How does soy affect fertility?
Soy and Estrogen
Soy is an excellent source of protein and the female reproductive hormone estrogen. Soy foods contain phytoestrogens, literally meaning plant-derived estrogen. The type of phytoestrogen in soy is known as isoflavones. These isoflavones come in different forms and have different effects. Some may function similarly to estrogens in the body, producing a very weak effect compared to the real hormone. And others act as antiestrogens, to reduce the activity of estrogen. Evidence is growing that these phytoestrogens may help with menopausal symptoms, as well as inhibits cancer cell growth.
Soy and its Effect on Fertility
There are not many studies done in this field, however some reports suggest that in countries where soy products are consumed in large amounts, the birth rate is no lower than in countries where soy is not routinely consumed.
A few studies suggest that high levels of soy protein may decrease fertility. According to a report in The American Journal of Clinical Nutrition a small number of studies have shown that high levels of soy can increase menstrual cycle length, decrease FSH (follicle-stimulating hormone) and decrease LH (leutinizing hormone).

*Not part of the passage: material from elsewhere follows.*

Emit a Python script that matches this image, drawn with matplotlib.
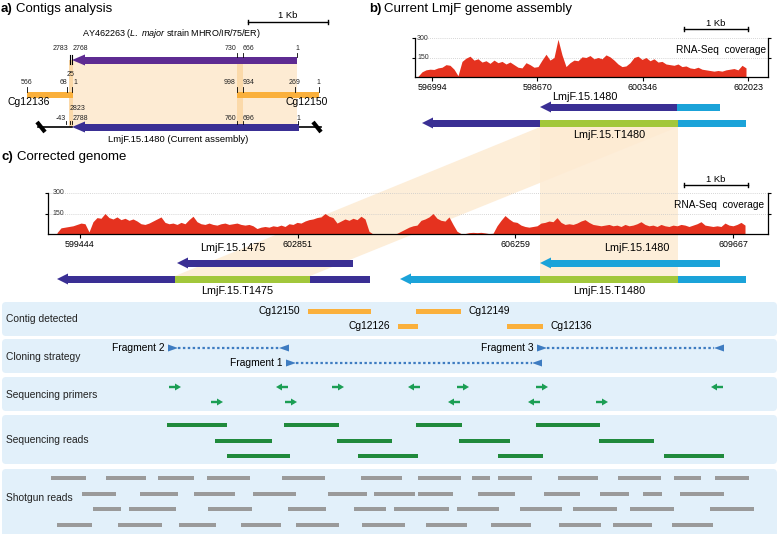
import numpy as np
import matplotlib
matplotlib.use("Agg")
import matplotlib.pyplot as plt
from matplotlib.patches import Polygon, Rectangle, FancyBboxPatch

plt.rcParams['font.family'] = ['Liberation Sans', 'DejaVu Sans']
plt.rcParams['mathtext.fontset'] = 'custom'
plt.rcParams['mathtext.rm'] = 'Liberation Sans'
plt.rcParams['mathtext.it'] = 'Liberation Sans:italic'

# ---------------- data ----------------
# RNA-seq coverage, current assembly (b), evenly sampled from start to end (bp)
cov_b_start, cov_b_end = 596771, 601991
cov_b = [5, 40, 55, 60, 58, 70, 75, 95, 90, 60, 10, 120, 145, 160, 130, 140, 115, 125,
         105, 130, 110, 120, 100, 115, 95, 75, 70, 110, 95, 75, 80, 130, 175, 130, 150,
         290, 170, 80, 110, 130, 125, 155, 150, 165, 140, 150, 140, 170, 155, 130, 100,
         80, 85, 110, 150, 160, 135, 150, 125, 140, 115, 120, 100, 95, 90, 100, 80, 85,
         70, 65, 75, 60, 55, 50, 45, 50, 45, 55, 60, 65, 55, 90, 70]
ticks_b = [596994, 598670, 600346, 602023]

# RNA-seq coverage, corrected genome (c)
cov_c_start, cov_c_end = 599084, 609855
cov_c = [10, 45, 50, 55, 60, 70, 80, 75, 15, 90, 120, 115, 150, 120, 110, 125, 105, 115,
         100, 110, 95, 75, 70, 80, 95, 110, 125, 85, 75, 80, 70, 85, 75, 105, 130, 90, 75,
         70, 80, 70, 65, 75, 80, 70, 75, 80, 70, 65, 70, 60, 40, 50, 55, 50, 60, 55, 65,
         55, 75, 70, 85, 80, 95, 105, 110, 120, 125, 150, 130, 120, 80, 95, 110, 100, 115,
         105, 130, 110, 20, 0, 0, 0, 0, 0, 0, 5, 20, 35, 50, 60, 65, 100, 110, 125, 150,
         115, 100, 95, 125, 70, 20, 3, 3, 10, 12, 10, 12, 8, 3, 5, 60, 100, 135, 110, 90,
         85, 65, 55, 50, 55, 60, 80, 85, 95, 90, 120, 85, 70, 75, 70, 80, 95, 105, 85, 70,
         65, 60, 65, 70, 60, 65, 55, 70, 60, 65, 75, 90, 70, 60, 65, 55, 70, 60, 55, 65,
         60, 70, 65, 55, 65, 75, 90, 65, 60, 55, 60, 55, 80, 65, 60, 70, 85, 65]
ticks_c = [599444, 602851, 606259, 609667]

# lower tracks (x in track units of the corrected genome view)
contig_names = ['Cg12150', 'Cg12149', 'Cg12126', 'Cg12136']
contig_start = [308, 416, 398, 507]
contig_end = [371, 461, 418, 543]
contig_row = [0, 0, 1, 1]
contig_label_side = ['left', 'right', 'left', 'right']

fragment_names = ['Fragment 2', 'Fragment 1', 'Fragment 3']
fragment_start = [168, 286, 537]
fragment_end = [289, 542, 724]
fragment_row = [0, 1, 0]

primer_pos = [169, 276, 332, 408, 457, 536, 711, 211, 285, 448, 528, 596]
primer_row = [0, 0, 0, 0, 0, 0, 0, 1, 1, 1, 1, 1]
primer_dir = ['R', 'L', 'R', 'L', 'R', 'R', 'L', 'R', 'R', 'L', 'L', 'R']

seq_reads = [
    [(167, 227), (284, 339), (416, 462), (536, 600)],
    [(215, 272), (337, 392), (459, 510), (599, 654)],
    [(227, 290), (358, 418), (498, 543), (664, 724)],
]

shotgun_reads = [
    [(51, 86), (106, 146), (158, 194), (207, 250), (282, 325), (361, 402), (418, 461),
     (472, 490), (498, 532), (558, 598), (618, 661), (674, 701), (715, 749)],
    [(82, 116), (140, 178), (194, 235), (253, 296), (328, 367), (374, 415), (418, 453),
     (478, 515), (544, 580), (600, 629), (643, 662), (680, 724)],
    [(93, 121), (129, 176), (208, 252), (288, 326), (354, 386), (394, 449), (457, 499),
     (520, 562), (573, 617), (630, 674), (710, 754)],
    [(57, 92), (118, 162), (179, 216), (241, 281), (296, 339), (362, 405), (426, 467),
     (491, 531), (559, 601), (613, 652), (672, 713)],
]

track_names = ['Contig detected', 'Cloning strategy', 'Sequencing primers',
               'Sequencing reads', 'Shotgun reads']

# ---------------- colours ----------------
red = '#e5321f'
purple = '#5e2b92'
indigo = '#3a2f94'
cyan = '#1ba3d9'
lime = '#a2c73b'
orange = '#fab03c'
beige = '#fdebd3'
beige_dark = '#fbd9a9'
boxc = '#e2f0fa'
blue = '#3e7cc1'
pgreen = '#1b9e54'
rgreen = '#208a3c'
gray = '#9a9a9a'

W, H = 779, 534
fig = plt.figure(figsize=(W / 100, H / 100), dpi=100)
ax = fig.add_axes([0, 0, 1, 1])
ax.set_xlim(0, W)
ax.set_ylim(H, 0)
ax.axis('off')


def gene(y, segs, h=7, hh=11, hl=11):
    x0, x1, c = segs[0]
    ax.add_patch(Polygon([(x0, y), (x0 + hl, y - hh / 2), (x0 + hl, y + hh / 2)],
                         closed=True, fc=c, lw=0, zorder=3))
    ax.add_patch(Rectangle((x0 + hl - 0.5, y - h / 2), x1 - x0 - hl + 0.5, h, fc=c, lw=0, zorder=3))
    for a, b, c in segs[1:]:
        ax.add_patch(Rectangle((a, y - h / 2), b - a, h, fc=c, lw=0, zorder=3))


def scalebar(x0, x1, y):
    ax.plot([x0, x1], [y, y], color='k', lw=1)
    ax.plot([x0, x0], [y - 2, y + 2], color='k', lw=1)
    ax.plot([x1, x1], [y - 2, y + 2], color='k', lw=1)
    ax.text((x0 + x1) / 2, y - 6, '1 Kb', ha='center', va='center', fontsize=6.8)


def small(x, y, s, ha='center'):
    ax.text(x, y, s, ha=ha, va='center', fontsize=5, color='#222222')


# ---------------- panel a ----------------
ax.text(1, 9, 'a)', fontsize=9.5, weight='bold', va='center')
ax.text(16, 9, 'Contigs analysis', fontsize=9.5, va='center')
scalebar(248, 328, 22)
ax.text(171, 34, r'AY462263 ($\it{L.\ major}$ strain MHRO/IR/75/ER)', ha='center',
        va='center', fontsize=6.5)

ax.add_patch(Rectangle((72, 60), 225, 67, fc=beige, lw=0, zorder=1))
ax.add_patch(Rectangle((237, 60), 6, 67, fc=beige_dark, lw=0, zorder=1))
ax.add_patch(Rectangle((69, 60), 4, 67, fc=beige_dark, lw=0, zorder=1))

gene(60, [(72, 297, purple)], h=7, hh=11, hl=13)
gene(127, [(72, 299, indigo)], h=7, hh=11, hl=13)
ax.add_patch(Rectangle((27, 92), 46, 6, fc=orange, lw=0, zorder=3))
ax.add_patch(Rectangle((237, 92), 82, 6, fc=orange, lw=0, zorder=3))

for x in [70.5, 72.5]:
    ax.plot([x, x], [55, 64], color='k', lw=0.8, zorder=4)
for x in [237, 243, 297]:
    ax.plot([x, x], [53, 57], color='k', lw=0.6, zorder=4)
for x in [27, 67, 72, 237, 243, 295, 319]:
    ax.plot([x, x], [87, 92], color='k', lw=0.6, zorder=4)
for x in [66, 70.5, 72.5, 237, 243, 298]:
    ax.plot([x, x], [121, 124], color='k', lw=0.6, zorder=4)

small(68, 49, '2783', 'right')
small(73, 49, '2768', 'left')
small(236, 49, '730', 'right')
small(243, 49, '666', 'left')
small(297, 49, '1')
small(71, 75, '25')
small(27, 83, '566')
small(67, 83, '68', 'right')
small(73, 83, '1', 'left')
small(236, 83, '998', 'right')
small(243, 83, '934', 'left')
small(295, 83, '269')
small(318, 83, '1')
ax.text(8, 102, 'Cg12136', fontsize=7.5, va='center')
ax.text(328, 102, 'Cg12150', fontsize=7.5, va='center', ha='right')
small(70, 109, '2823', 'left')
small(66, 118, '-43', 'right')
small(73, 118, '2788', 'left')
small(236, 118, '760', 'right')
small(243, 118, '696', 'left')
small(298, 118, '1')

ax.plot([38, 72], [127, 127], color='k', lw=1.2, zorder=2)
ax.plot([299, 321], [127, 127], color='k', lw=1.2, zorder=2)
for bx in [41, 317]:
    ax.plot([bx - 4, bx + 4], [122, 132], color='k', lw=3, solid_capstyle='butt', zorder=4)
ax.text(178, 140, 'LmjF.15.1480 (Current assembly)', ha='center', va='center', fontsize=6.8)

# ---------------- panel b ----------------
ax.text(369, 9, 'b)', fontsize=9.5, weight='bold', va='center')
ax.text(384, 9, 'Current LmjF genome assembly', fontsize=9.5, va='center')
scalebar(684, 748, 29)
ax.text(585, 97, 'LmjF.15.1480', ha='center', va='center', fontsize=7.8)
gene(107, [(540, 677, indigo), (677, 720, cyan)])
gene(123, [(422, 540, indigo), (540, 678, lime), (678, 746, cyan)])
ax.text(609, 135, 'LmjF.15.T1480', ha='center', va='center', fontsize=7.8)

# links between b and c (repeat region mapped twice in the corrected genome)
ax.add_patch(Polygon([(540, 127), (678, 127), (310, 276), (175, 276)], closed=True,
                     fc=beige, lw=0, alpha=0.85, zorder=0))
ax.add_patch(Rectangle((540, 127), 138, 152, fc=beige, lw=0, alpha=0.85, zorder=0))

# ---------------- panel c ----------------
ax.text(1, 157, 'c)', fontsize=9.5, weight='bold', va='center')
ax.text(17, 157, 'Corrected genome', fontsize=9.5, va='center')
scalebar(684, 748, 185)
ax.text(233, 248, 'LmjF.15.1475', ha='center', va='center', fontsize=7.8)
gene(263, [(177, 353, indigo)])
gene(279, [(57, 175, indigo), (175, 310, lime), (310, 370, indigo)])
ax.text(237, 291, 'LmjF.15.T1475', ha='center', va='center', fontsize=7.8)
ax.text(637, 248, 'LmjF.15.1480', ha='center', va='center', fontsize=7.8)
gene(263, [(540, 720, cyan)])
gene(279, [(400, 540, cyan), (540, 678, lime), (678, 746, cyan)])
ax.text(609, 291, 'LmjF.15.T1480', ha='center', va='center', fontsize=7.8)

# ---------------- lower tracks ----------------
box_top = [302, 339, 377, 415, 469]
box_h = [34, 34, 34, 49, 70]
label_y = [319, 357, 395, 440, 498]
for top, hgt, ly, name in zip(box_top, box_h, label_y, track_names):
    ax.add_patch(FancyBboxPatch((2, top), 775, hgt, boxstyle='round,pad=0,rounding_size=4',
                                fc=boxc, ec='none', zorder=0))
    ax.text(6, ly, name, va='center', fontsize=7.4, color='#222222')

for nm, a, b, r, side in zip(contig_names, contig_start, contig_end, contig_row, contig_label_side):
    y = 311 + 15 * r
    ax.add_patch(Rectangle((a, y - 2.5), b - a, 5, fc=orange, lw=0, zorder=3))
    if side == 'left':
        ax.text(a - 8, y, nm, ha='right', va='center', fontsize=7.4)
    else:
        ax.text(b + 8, y, nm, ha='left', va='center', fontsize=7.4)

for nm, a, b, r in zip(fragment_names, fragment_start, fragment_end, fragment_row):
    y = 348 + 15 * r
    ax.add_patch(Polygon([(a, y - 3.5), (a + 10, y), (a, y + 3.5)], closed=True, fc=blue, lw=0, zorder=3))
    ax.add_patch(Polygon([(b, y - 3.5), (b - 10, y), (b, y + 3.5)], closed=True, fc=blue, lw=0, zorder=3))
    ax.plot([a + 10, b - 10], [y, y], color=blue, lw=1.6, ls=(0, (1.1, 1.1)), zorder=2)
    ax.text(a - 3, y, nm, ha='right', va='center', fontsize=7.4)

for x, r, d in zip(primer_pos, primer_row, primer_dir):
    y = 387 + 15 * r
    L, hl = 12, 6
    if d == 'R':
        pts = [(x, y - 1.2), (x + L - hl, y - 1.2), (x + L - hl, y - 3.5), (x + L, y),
               (x + L - hl, y + 3.5), (x + L - hl, y + 1.2), (x, y + 1.2)]
    else:
        pts = [(x + L, y - 1.2), (x + hl, y - 1.2), (x + hl, y - 3.5), (x, y),
               (x + hl, y + 3.5), (x + hl, y + 1.2), (x + L, y + 1.2)]
    ax.add_patch(Polygon(pts, closed=True, fc=pgreen, lw=0, zorder=3))

for i, row in enumerate(seq_reads):
    y = 425 + 15.5 * i
    for a, b in row:
        ax.add_patch(Rectangle((a, y - 2), b - a, 4, fc=rgreen, lw=0, zorder=3))

for i, row in enumerate(shotgun_reads):
    y = 478 + 15.7 * i
    for a, b in row:
        ax.add_patch(Rectangle((a, y - 2), b - a, 4, fc=gray, lw=0, zorder=3))


# ---------------- coverage tracks ----------------
def coverage_axes(left, right, top, bottom, x0, x1, start, end, vals, ticks):
    cax = fig.add_axes([left / W, 1 - bottom / H, (right - left) / W, (bottom - top) / H])
    cax.set_facecolor('none')
    xs = np.linspace(start, end, len(vals))
    cax.fill_between(xs, 0, vals, color=red, lw=0)
    cax.set_xlim(x0, x1)
    cax.set_ylim(0, 300)
    for v in [150, 300]:
        cax.axhline(v, color='#c8c8c8', lw=0.6, ls=(0, (1, 1.5)), zorder=0)
        cax.text(0.006, v, str(v), transform=cax.get_yaxis_transform(), fontsize=5,
                 va='center', ha='left', color='#333333')
    cax.spines['top'].set_visible(False)
    for s in ['left', 'right', 'bottom']:
        cax.spines[s].set_linewidth(0.9)
    cax.set_xticks(ticks)
    cax.set_xticklabels([str(t) for t in ticks], fontsize=6.4)
    cax.tick_params(axis='x', length=3, width=0.8, pad=1.5)
    cax.set_yticks([150, 300])
    cax.set_yticklabels([])
    cax.tick_params(axis='y', which='both', length=2.5, width=0.8, direction='out',
                    left=True, right=True)
    cax.text(0.995, 0.7, 'RNA-Seq  coverage', transform=cax.transAxes, ha='right',
             va='center', fontsize=7.3)
    return cax


coverage_axes(415, 768, 38, 77, 596723, 602341, cov_b_start, cov_b_end, cov_b, ticks_b)
coverage_axes(48, 768, 193, 234, 598943, 610215, cov_c_start, cov_c_end, cov_c, ticks_c)

fig.savefig('out.png', dpi=100)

But we must note that the high levels of soy generating this effect are equivalent to drinking three 12-ounce glasses of soy milk (60 g soy protein equivalent to 45 mg of isoflavones) a day for a month. However, normally most people do not consume this much soy.
The American Family Physician magazine stated that up to one-quarter of women with fertility problems may be helped by dietary changes. The researchers state that, since the phytoestrogens in soy products increase the length of the follicular phase and lead to fewer menstrual cycles over a woman’s lifetime, it is possible that soy may decrease fertility in some women. But they also add here that women with multiple risk factors for infertility may be more sensitive to soy than others.
Some studies on various animal species have also indicated that eating high levels of phytoestrogens from soy can have adverse effects on fertility. But there is no current data to suggest that consumption of phytoestrogens at the levels normally encountered in the diet of animals in these tests or humans in general are likely to be harmful.
A more recent review reported in The American Journal of Clinical Nutrition sates that reproductive and developmental toxicity studies did not find significant variations in fertility from soy phytoestrogens consumption in healthy couples, indicating that normal intake of soy is basically harmless to your fertility and hence your chances of becoming pregnant or maintaining a pregnancy.
If for any reason you are experiencing fertility problems, it certainly is a good idea to limit soy in your diet to rule out any possibilities of its effect on your fertility. Since it’s the protein portion of soy that contains the phytoestrogens, you should try to avoid tofu, soy milk, tempeh, TVP and soy nuts. Soy sauce does not contain phytoestrogens, and so you can continue using this to flavor foods. As with any food, it is wise not to overconsume. Eating soy in moderation allows you to avoid any potential harm due to overconsumption, as well as leaves more scope for a variety in your diet which helps you are to get all the important nutrients that your body needs.